>> START Records
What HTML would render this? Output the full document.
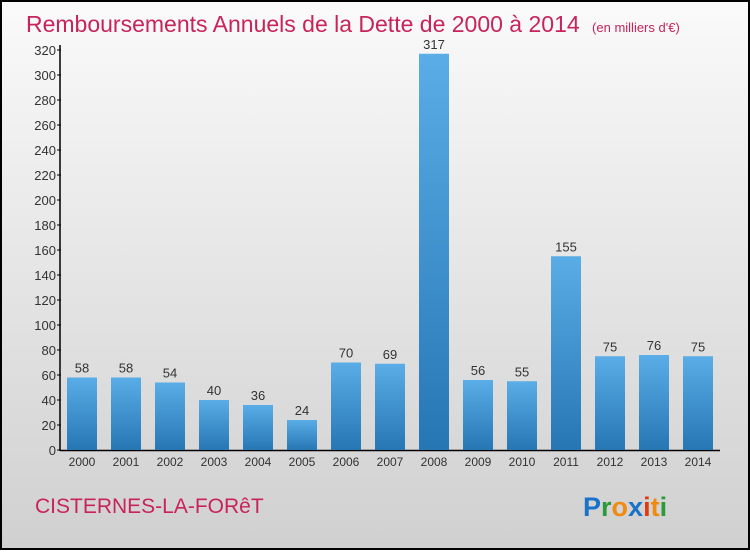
<!DOCTYPE html>
<html><head><meta charset="utf-8"><style>
html,body{margin:0;padding:0}
body{width:750px;height:550px;overflow:hidden;font-family:"Liberation Sans",sans-serif}
#frame{position:absolute;left:0;top:0;width:746px;height:546px;border:2px solid #000;background:linear-gradient(#fafafa,#d0d0d0)}
</style></head><body>
<div id="frame">
<svg width="746" height="546" viewBox="2 2 746 546" xmlns="http://www.w3.org/2000/svg">
<defs><linearGradient id="bg" x1="0" y1="0" x2="0" y2="1"><stop offset="0" stop-color="#5aade6"/><stop offset="1" stop-color="#2676b4"/></linearGradient></defs>
<text x="26" y="32" font-size="23" fill="#c8245a" font-weight="300">Remboursements Annuels de la Dette de 2000 à 2014 <tspan font-size="13" dx="6">(en milliers d'€)</tspan></text>
<g id="axes"></g><g id="bars"></g>
<text x="35" y="513" font-size="21" fill="#c8245a">CISTERNES-LA-FORêT</text>
<g font-size="27" font-weight="bold" font-family="Liberation Sans, sans-serif">
<text x="583" y="516"><tspan fill="#1a73c8">P</tspan><tspan fill="#2a9a3a">r</tspan><tspan fill="#f08a10">o</tspan><tspan fill="#1a73c8">x</tspan><tspan fill="#e03a10">i</tspan><tspan fill="#f08a10">t</tspan><tspan fill="#2a9a3a">i</tspan></text></g>
</svg></div>
<script>
const years=["2000","2001","2002","2003","2004","2005","2006","2007","2008","2009","2010","2011","2012","2013","2014"];
const values=[58,58,54,40,36,24,70,69,317,56,55,155,75,76,75];
const yTicks=[0,20,40,60,80,100,120,140,160,180,200,220,240,260,280,300,320];
const NS="http://www.w3.org/2000/svg";
function y(v){return 450-v*1.25;}
function x(i){return 82+i*44;}
function mk(t,a,p){const e=document.createElementNS(NS,t);for(const k in a)e.setAttribute(k,a[k]);p.appendChild(e);return e;}
const ax=document.getElementById('axes'),bs=document.getElementById('bars');
let l=mk('line',{x1:60,y1:45,x2:60,y2:451,stroke:'#000','stroke-width':1.5},ax);


l=mk('line',{x1:60,y1:450.5,x2:720,y2:450.5,stroke:'#000','stroke-width':1.5},ax);


yTicks.forEach(v=>{
 const t=mk('line',{x1:57,x2:61,y1:y(v),y2:y(v),stroke:'#000'},ax);
 
 
 const tx=mk('text',{x:56,y:y(v)+5,'font-size':13,fill:'#333','text-anchor':'end'},ax);
 tx.textContent=v;
 
 
});
years.forEach((yr,i)=>{
 const r=mk('rect',{x:x(i)-15,y:y(values[i]),width:30,height:values[i]*1.25,fill:'url(#bg)'},bs);
 
 
 const v=mk('text',{x:x(i),y:y(values[i])-5,'font-size':13,fill:'#333','text-anchor':'middle'},bs);
 v.textContent=values[i];
 
 
 const xl=mk('text',{x:x(i),y:466,'font-size':12,fill:'#333','text-anchor':'middle'},bs);
 xl.textContent=yr;
 
 
});
</script>
</body></html>
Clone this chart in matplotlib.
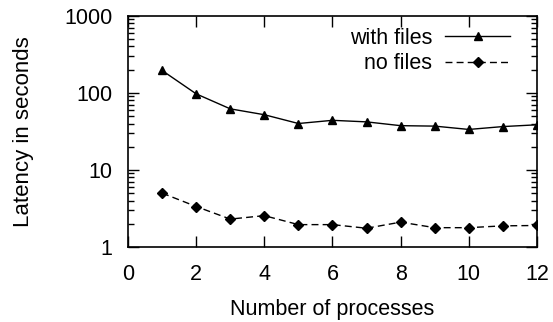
import numpy as np
import matplotlib.pyplot as plt
from matplotlib.ticker import LogLocator, NullFormatter, FixedLocator

plt.rcParams['font.family'] = ['Liberation Sans', 'DejaVu Sans']
plt.rcParams['font.size'] = 15.5

# Dados
processes = [1, 2, 3, 4, 5, 6, 7, 8, 9, 10, 11, 12]
with_files = [195, 97, 62, 52, 40, 44, 42, 37.5, 37, 33.5, 36.5, 38.5]
no_files = [5.0, 3.35, 2.3, 2.55, 1.95, 1.95, 1.75, 2.1, 1.78, 1.78, 1.88, 1.9]

fig = plt.figure(figsize=(5.53, 3.22), dpi=100)
ax = fig.add_axes([0.2315, 0.233, 0.7395, 0.718])

ax.plot(processes, with_files, color='black', linestyle='-', linewidth=1.0,
        marker='^', markersize=6, label='with files')
ax.plot(processes, no_files, color='black', linestyle=(0, (5, 3)), linewidth=1.0,
        marker='D', markersize=5, label='no files')

ax.set_yscale('log')
ax.set_xlim(0, 12)
ax.set_ylim(1, 1000)
ax.xaxis.set_major_locator(FixedLocator([0, 2, 4, 6, 8, 10, 12]))
ax.yaxis.set_major_locator(FixedLocator([1, 10, 100, 1000]))
ax.set_yticklabels(['1', '10', '100', '1000'])
ax.yaxis.set_minor_locator(LogLocator(base=10, subs=np.arange(2, 10)))
ax.yaxis.set_minor_formatter(NullFormatter())

ax.tick_params(which='both', direction='in', top=True, right=True, width=1.0)
ax.tick_params(which='major', length=8)
ax.tick_params(which='minor', length=4)
ax.tick_params(axis='x', which='major', pad=12)
ax.tick_params(axis='y', which='major', pad=11)
for s in ax.spines.values():
    s.set_linewidth(1.2)

ax.set_xlabel('Number of processes', labelpad=10)
ax.set_ylabel('Latency in seconds', labelpad=22, fontsize=16)

ax.legend(loc='upper right', frameon=False, markerfirst=False, handlelength=3.0,
          bbox_to_anchor=(0.955, 0.985), borderaxespad=0.0,
          labelspacing=0.2, handletextpad=0.6)

fig.savefig('out.png', dpi=100)
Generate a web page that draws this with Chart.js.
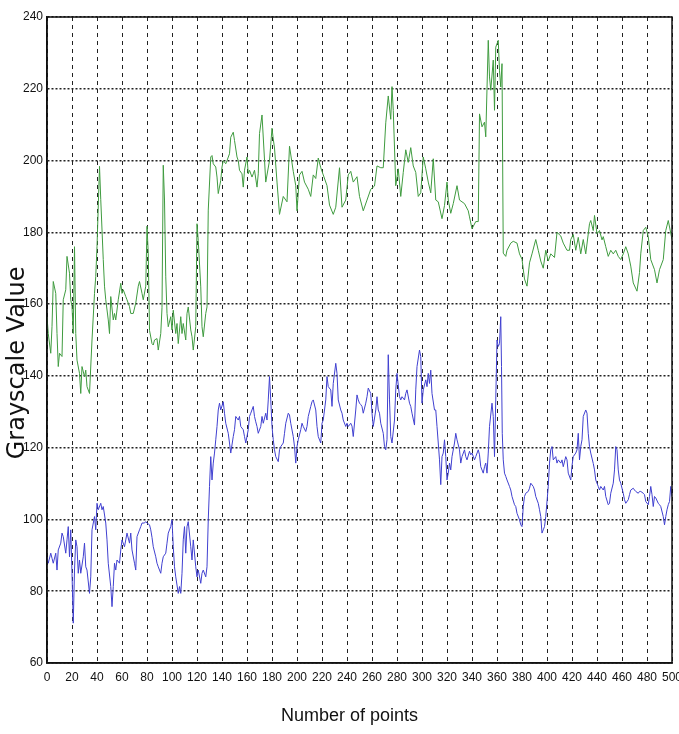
>> END Records
→ Goal of the exercise: Make an exact copy of all entries above, dropping the images.

→ Result of this task:
What HTML would render this? Output the full document.
<!DOCTYPE html>
<html><head><meta charset="utf-8"><style>
html,body{margin:0;padding:0}
body{width:750px;height:550px;overflow:hidden;font-family:"Liberation Sans",sans-serif}
#frame{position:absolute;left:0;top:0;width:746px;height:546px;border:2px solid #000;background:linear-gradient(#fafafa,#d0d0d0)}
</style></head><body>
<div id="frame">
<svg width="746" height="546" viewBox="2 2 746 546" xmlns="http://www.w3.org/2000/svg">
<defs><linearGradient id="bg" x1="0" y1="0" x2="0" y2="1"><stop offset="0" stop-color="#5aade6"/><stop offset="1" stop-color="#2676b4"/></linearGradient></defs>
<text x="26" y="32" font-size="23" fill="#c8245a" font-weight="300">Remboursements Annuels de la Dette de 2000 à 2014 <tspan font-size="13" dx="6">(en milliers d'€)</tspan></text>
<g id="axes"></g><g id="bars"></g>
<text x="35" y="513" font-size="21" fill="#c8245a">CISTERNES-LA-FORêT</text>
<g font-size="27" font-weight="bold" font-family="Liberation Sans, sans-serif">
<text x="583" y="516"><tspan fill="#1a73c8">P</tspan><tspan fill="#2a9a3a">r</tspan><tspan fill="#f08a10">o</tspan><tspan fill="#1a73c8">x</tspan><tspan fill="#e03a10">i</tspan><tspan fill="#f08a10">t</tspan><tspan fill="#2a9a3a">i</tspan></text></g>
</svg></div>
<script>
const years=["2000","2001","2002","2003","2004","2005","2006","2007","2008","2009","2010","2011","2012","2013","2014"];
const values=[58,58,54,40,36,24,70,69,317,56,55,155,75,76,75];
const yTicks=[0,20,40,60,80,100,120,140,160,180,200,220,240,260,280,300,320];
const NS="http://www.w3.org/2000/svg";
function y(v){return 450-v*1.25;}
function x(i){return 82+i*44;}
function mk(t,a,p){const e=document.createElementNS(NS,t);for(const k in a)e.setAttribute(k,a[k]);p.appendChild(e);return e;}
const ax=document.getElementById('axes'),bs=document.getElementById('bars');
let l=mk('line',{x1:60,y1:45,x2:60,y2:451,stroke:'#000','stroke-width':1.5},ax);


l=mk('line',{x1:60,y1:450.5,x2:720,y2:450.5,stroke:'#000','stroke-width':1.5},ax);


yTicks.forEach(v=>{
 const t=mk('line',{x1:57,x2:61,y1:y(v),y2:y(v),stroke:'#000'},ax);
 
 
 const tx=mk('text',{x:56,y:y(v)+5,'font-size':13,fill:'#333','text-anchor':'end'},ax);
 tx.textContent=v;
 
 
});
years.forEach((yr,i)=>{
 const r=mk('rect',{x:x(i)-15,y:y(values[i]),width:30,height:values[i]*1.25,fill:'url(#bg)'},bs);
 
 
 const v=mk('text',{x:x(i),y:y(values[i])-5,'font-size':13,fill:'#333','text-anchor':'middle'},bs);
 v.textContent=values[i];
 
 
 const xl=mk('text',{x:x(i),y:466,'font-size':12,fill:'#333','text-anchor':'middle'},bs);
 xl.textContent=yr;
 
 
});
</script>
</body></html>
Clone this chart in matplotlib.
import numpy as np
import matplotlib.pyplot as plt
from matplotlib.ticker import LogLocator, NullFormatter, FixedLocator

plt.rcParams['font.family'] = ['Liberation Sans', 'DejaVu Sans']
plt.rcParams['font.size'] = 15.5

# Dados
processes = [1, 2, 3, 4, 5, 6, 7, 8, 9, 10, 11, 12]
with_files = [195, 97, 62, 52, 40, 44, 42, 37.5, 37, 33.5, 36.5, 38.5]
no_files = [5.0, 3.35, 2.3, 2.55, 1.95, 1.95, 1.75, 2.1, 1.78, 1.78, 1.88, 1.9]

fig = plt.figure(figsize=(5.53, 3.22), dpi=100)
ax = fig.add_axes([0.2315, 0.233, 0.7395, 0.718])

ax.plot(processes, with_files, color='black', linestyle='-', linewidth=1.0,
        marker='^', markersize=6, label='with files')
ax.plot(processes, no_files, color='black', linestyle=(0, (5, 3)), linewidth=1.0,
        marker='D', markersize=5, label='no files')

ax.set_yscale('log')
ax.set_xlim(0, 12)
ax.set_ylim(1, 1000)
ax.xaxis.set_major_locator(FixedLocator([0, 2, 4, 6, 8, 10, 12]))
ax.yaxis.set_major_locator(FixedLocator([1, 10, 100, 1000]))
ax.set_yticklabels(['1', '10', '100', '1000'])
ax.yaxis.set_minor_locator(LogLocator(base=10, subs=np.arange(2, 10)))
ax.yaxis.set_minor_formatter(NullFormatter())

ax.tick_params(which='both', direction='in', top=True, right=True, width=1.0)
ax.tick_params(which='major', length=8)
ax.tick_params(which='minor', length=4)
ax.tick_params(axis='x', which='major', pad=12)
ax.tick_params(axis='y', which='major', pad=11)
for s in ax.spines.values():
    s.set_linewidth(1.2)

ax.set_xlabel('Number of processes', labelpad=10)
ax.set_ylabel('Latency in seconds', labelpad=22, fontsize=16)

ax.legend(loc='upper right', frameon=False, markerfirst=False, handlelength=3.0,
          bbox_to_anchor=(0.955, 0.985), borderaxespad=0.0,
          labelspacing=0.2, handletextpad=0.6)

fig.savefig('out.png', dpi=100)
Generate a web page that draws this with Chart.js.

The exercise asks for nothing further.